**Dataset content**.
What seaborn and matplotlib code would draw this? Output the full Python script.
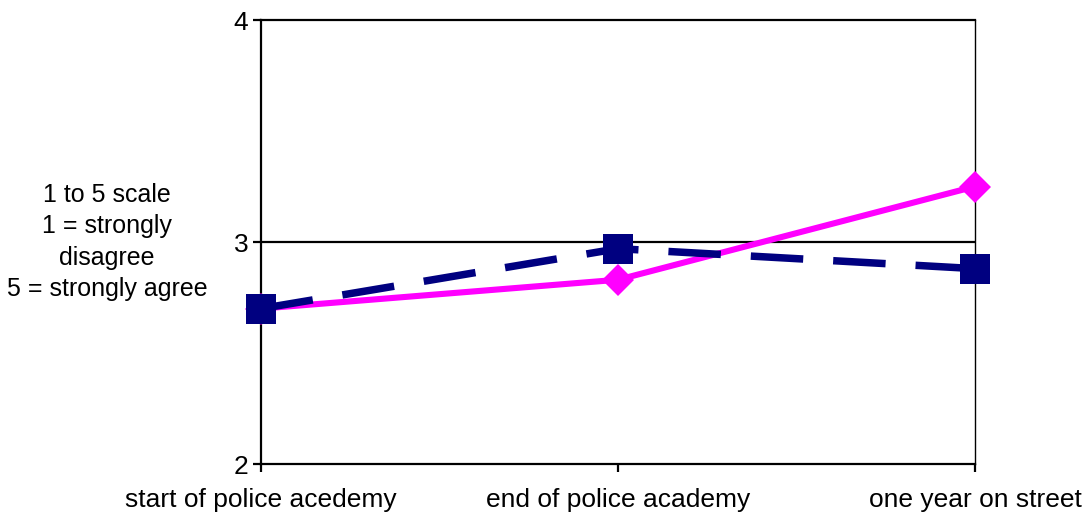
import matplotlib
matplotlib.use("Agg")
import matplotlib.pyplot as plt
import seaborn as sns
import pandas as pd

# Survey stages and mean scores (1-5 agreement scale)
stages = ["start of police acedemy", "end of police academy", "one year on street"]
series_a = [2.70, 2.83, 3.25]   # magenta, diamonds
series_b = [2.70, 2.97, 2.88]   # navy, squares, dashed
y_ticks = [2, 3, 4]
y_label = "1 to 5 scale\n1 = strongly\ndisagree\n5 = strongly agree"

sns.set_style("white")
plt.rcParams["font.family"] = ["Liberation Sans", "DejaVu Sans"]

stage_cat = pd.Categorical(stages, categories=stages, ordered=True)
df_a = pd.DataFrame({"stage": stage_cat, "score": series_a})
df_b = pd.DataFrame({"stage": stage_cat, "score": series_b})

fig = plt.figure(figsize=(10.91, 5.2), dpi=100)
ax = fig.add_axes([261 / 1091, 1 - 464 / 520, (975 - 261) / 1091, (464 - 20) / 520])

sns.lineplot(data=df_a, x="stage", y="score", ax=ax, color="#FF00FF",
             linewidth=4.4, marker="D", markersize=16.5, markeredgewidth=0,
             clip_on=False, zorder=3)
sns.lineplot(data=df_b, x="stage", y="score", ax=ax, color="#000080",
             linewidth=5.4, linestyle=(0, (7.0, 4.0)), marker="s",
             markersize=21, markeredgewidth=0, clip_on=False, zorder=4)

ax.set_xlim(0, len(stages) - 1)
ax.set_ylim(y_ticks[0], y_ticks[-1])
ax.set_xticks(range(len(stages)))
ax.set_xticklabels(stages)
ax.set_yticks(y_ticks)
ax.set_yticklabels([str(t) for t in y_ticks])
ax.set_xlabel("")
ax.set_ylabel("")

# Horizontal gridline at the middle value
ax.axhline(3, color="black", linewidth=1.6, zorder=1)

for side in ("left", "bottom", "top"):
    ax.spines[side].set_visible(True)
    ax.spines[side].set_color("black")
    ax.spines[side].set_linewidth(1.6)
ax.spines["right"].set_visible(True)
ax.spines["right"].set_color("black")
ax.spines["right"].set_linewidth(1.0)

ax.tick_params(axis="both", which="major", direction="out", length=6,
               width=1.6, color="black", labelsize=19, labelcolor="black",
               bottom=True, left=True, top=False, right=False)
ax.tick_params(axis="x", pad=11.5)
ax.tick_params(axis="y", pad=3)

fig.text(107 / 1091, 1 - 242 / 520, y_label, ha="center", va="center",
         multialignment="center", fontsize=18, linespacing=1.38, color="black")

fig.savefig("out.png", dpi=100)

**Exercise details**. Repeat, with no pictures, each line from the beginning of the data through the line containing "import pandas as pd", inclusive.

**Final answer**.
What seaborn and matplotlib code would draw this? Output the full Python script.
import matplotlib
matplotlib.use("Agg")
import matplotlib.pyplot as plt
import seaborn as sns
import pandas as pd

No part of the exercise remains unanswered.